Begin at the line that contains "Emit a Python", stop after the line that contains "from matplotlib.patches import Rectangle", and reproduce only that span, unaltered.

Supplied information:
◇ ◇ ◇
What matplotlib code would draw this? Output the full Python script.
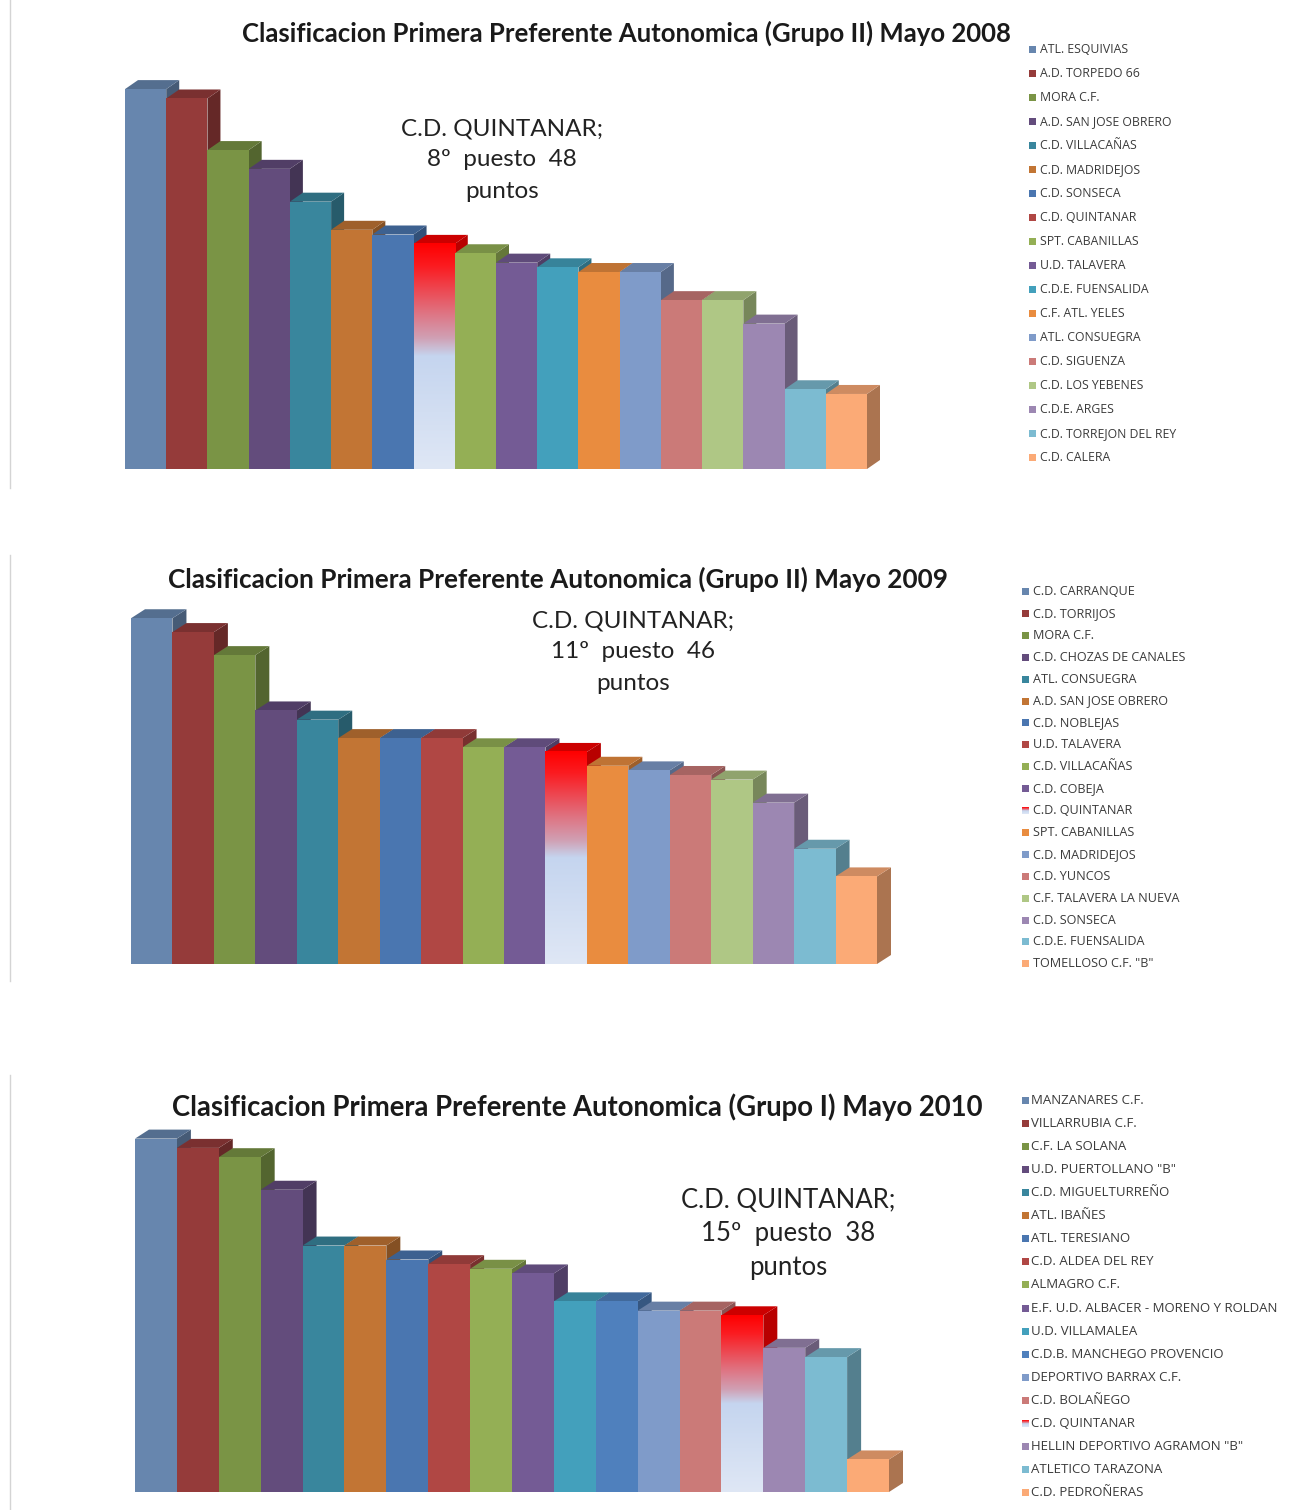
◇ ◇ ◇
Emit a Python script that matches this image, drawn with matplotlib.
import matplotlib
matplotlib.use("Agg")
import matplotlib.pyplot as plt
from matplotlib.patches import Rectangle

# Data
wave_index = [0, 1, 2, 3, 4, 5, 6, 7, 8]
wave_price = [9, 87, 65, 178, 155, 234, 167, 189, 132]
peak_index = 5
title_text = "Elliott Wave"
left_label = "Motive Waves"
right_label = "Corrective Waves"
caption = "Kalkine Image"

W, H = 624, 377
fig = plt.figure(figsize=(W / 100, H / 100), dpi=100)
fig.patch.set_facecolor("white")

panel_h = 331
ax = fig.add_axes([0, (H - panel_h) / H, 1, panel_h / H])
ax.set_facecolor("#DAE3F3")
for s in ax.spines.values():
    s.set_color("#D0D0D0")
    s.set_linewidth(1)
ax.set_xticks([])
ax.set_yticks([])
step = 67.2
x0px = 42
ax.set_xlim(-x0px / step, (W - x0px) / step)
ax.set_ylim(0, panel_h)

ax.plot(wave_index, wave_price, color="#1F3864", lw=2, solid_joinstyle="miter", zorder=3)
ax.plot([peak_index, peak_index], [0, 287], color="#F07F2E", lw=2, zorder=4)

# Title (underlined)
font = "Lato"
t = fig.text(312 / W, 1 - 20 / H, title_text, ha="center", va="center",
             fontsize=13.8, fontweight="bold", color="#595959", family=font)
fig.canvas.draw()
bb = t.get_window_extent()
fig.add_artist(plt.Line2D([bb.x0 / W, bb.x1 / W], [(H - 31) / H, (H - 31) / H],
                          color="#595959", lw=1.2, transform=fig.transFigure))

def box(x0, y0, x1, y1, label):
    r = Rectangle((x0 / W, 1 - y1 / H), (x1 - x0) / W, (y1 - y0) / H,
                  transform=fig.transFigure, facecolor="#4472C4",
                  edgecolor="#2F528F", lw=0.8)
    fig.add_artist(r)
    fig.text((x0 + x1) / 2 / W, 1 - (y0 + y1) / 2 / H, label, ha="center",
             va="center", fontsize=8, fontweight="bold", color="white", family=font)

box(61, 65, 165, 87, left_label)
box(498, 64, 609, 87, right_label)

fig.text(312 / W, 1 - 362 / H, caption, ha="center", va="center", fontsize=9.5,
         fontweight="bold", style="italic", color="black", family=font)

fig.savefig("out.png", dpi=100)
◇ ◇ ◇
Solution to the problem:
Emit a Python script that matches this image, drawn with matplotlib.
import matplotlib
matplotlib.use("Agg")
import matplotlib.pyplot as plt
from matplotlib.patches import Rectangle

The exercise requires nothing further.